Currently I am working on another NextCloud project at home whereby I will be trying to make better use of my router running LEDE (a port of OpenWRT) to act as a NextCloud Server. If I succeed I would have accomplished my goal to exploit and make better use of my embedded system (Linksys WRT1900ACS v2) and remove a power hungry rack server from home and a NAS to run everything I need with just 0.03 kW/h :wink:

1 Like

@lebernd, correction noted and done, thanks for pointing it out :wink:

Hello fab, how are you?

I have some questions:

  • About this: "… data that you wish to migrate to NextCloud. Ideally the data within is already sorted and orginised in a folder structure that you are happy with." The organization of the data have to be like data/[username]/. Because I cant understand how the scan asociates a file to an user. Ergo, I have 4 users with 10 files each one. Which should be the better organization to do the sync and impact in NextCloud?
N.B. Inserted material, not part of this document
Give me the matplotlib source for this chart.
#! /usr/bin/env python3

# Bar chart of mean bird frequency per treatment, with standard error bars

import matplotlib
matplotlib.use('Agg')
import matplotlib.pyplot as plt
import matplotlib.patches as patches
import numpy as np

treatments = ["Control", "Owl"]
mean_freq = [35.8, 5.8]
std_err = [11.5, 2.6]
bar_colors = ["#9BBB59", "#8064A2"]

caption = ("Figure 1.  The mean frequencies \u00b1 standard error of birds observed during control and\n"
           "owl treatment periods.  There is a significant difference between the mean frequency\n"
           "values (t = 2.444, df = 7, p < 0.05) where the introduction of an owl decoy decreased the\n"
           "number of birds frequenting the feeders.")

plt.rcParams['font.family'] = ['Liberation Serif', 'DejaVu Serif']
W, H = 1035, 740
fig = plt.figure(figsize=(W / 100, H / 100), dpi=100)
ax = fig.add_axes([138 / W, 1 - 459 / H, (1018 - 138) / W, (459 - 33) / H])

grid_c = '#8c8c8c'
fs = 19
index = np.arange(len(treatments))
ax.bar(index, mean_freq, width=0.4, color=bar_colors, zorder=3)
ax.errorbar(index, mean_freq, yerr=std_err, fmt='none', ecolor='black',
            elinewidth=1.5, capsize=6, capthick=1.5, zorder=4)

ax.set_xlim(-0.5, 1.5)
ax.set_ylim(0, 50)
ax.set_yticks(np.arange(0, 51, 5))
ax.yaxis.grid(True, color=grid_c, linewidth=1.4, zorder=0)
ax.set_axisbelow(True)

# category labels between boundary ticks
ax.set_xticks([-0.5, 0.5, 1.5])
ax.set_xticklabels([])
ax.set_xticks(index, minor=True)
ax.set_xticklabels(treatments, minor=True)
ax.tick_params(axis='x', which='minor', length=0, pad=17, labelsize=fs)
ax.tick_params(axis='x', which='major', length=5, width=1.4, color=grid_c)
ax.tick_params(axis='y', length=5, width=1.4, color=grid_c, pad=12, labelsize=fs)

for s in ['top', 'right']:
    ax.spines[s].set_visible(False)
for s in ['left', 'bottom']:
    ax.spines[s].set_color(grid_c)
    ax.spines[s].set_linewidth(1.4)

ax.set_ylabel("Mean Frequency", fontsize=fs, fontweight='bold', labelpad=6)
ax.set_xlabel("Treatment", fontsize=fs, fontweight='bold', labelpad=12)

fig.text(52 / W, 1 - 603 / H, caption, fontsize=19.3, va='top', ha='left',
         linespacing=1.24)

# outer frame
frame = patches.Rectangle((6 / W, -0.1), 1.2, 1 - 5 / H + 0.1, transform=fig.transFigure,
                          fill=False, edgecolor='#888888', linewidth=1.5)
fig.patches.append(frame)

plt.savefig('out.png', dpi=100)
  • So, as a Prerequisite the users have to exists in the database?

Regards,

Alexis.

@alexis.rosano Hi, the scope of this tutorial is to migrate existing mass data into a new nextcloud install. The data you have to migrate is to be ready available on an external drive, organized in a folder structure friendly to the user who is going to use it. Scan does not associate the data with the user but populates the database in use with nextcloud (Maria DB or mysql) with the file names of the data - a kind of index. You as an admin would associate the user to a folder from the nextcloud web interface.

Thanks for your answer.

Regards!

Great post I have needed to do this with over 16gb of data a few times I never knew bout the console.php script to force a scan and update the database so I always spent a few days using the sync app for each user. In the owncloud days (and i think in the early nextcloud versions) you use to be able to just copy the data to the webroot data folder and it would just work but this option was removed a few years ago for reasons I never understood.

Just an fyi rather than running ls to check the progress of rsync you can use rsync -avP to view rsyncs progress in realtime. You can also speed up the transfer by adding compression during transfer using the -z option.

rsync is a very powerful tool with tons of useful options great for tasks like this.

-a
archive mode
-v
increase verbosity
-P
show progress during transfer (must use upercase P)

more on rsync here
https://linux.die.net/man/1/rsync

thanks again
tim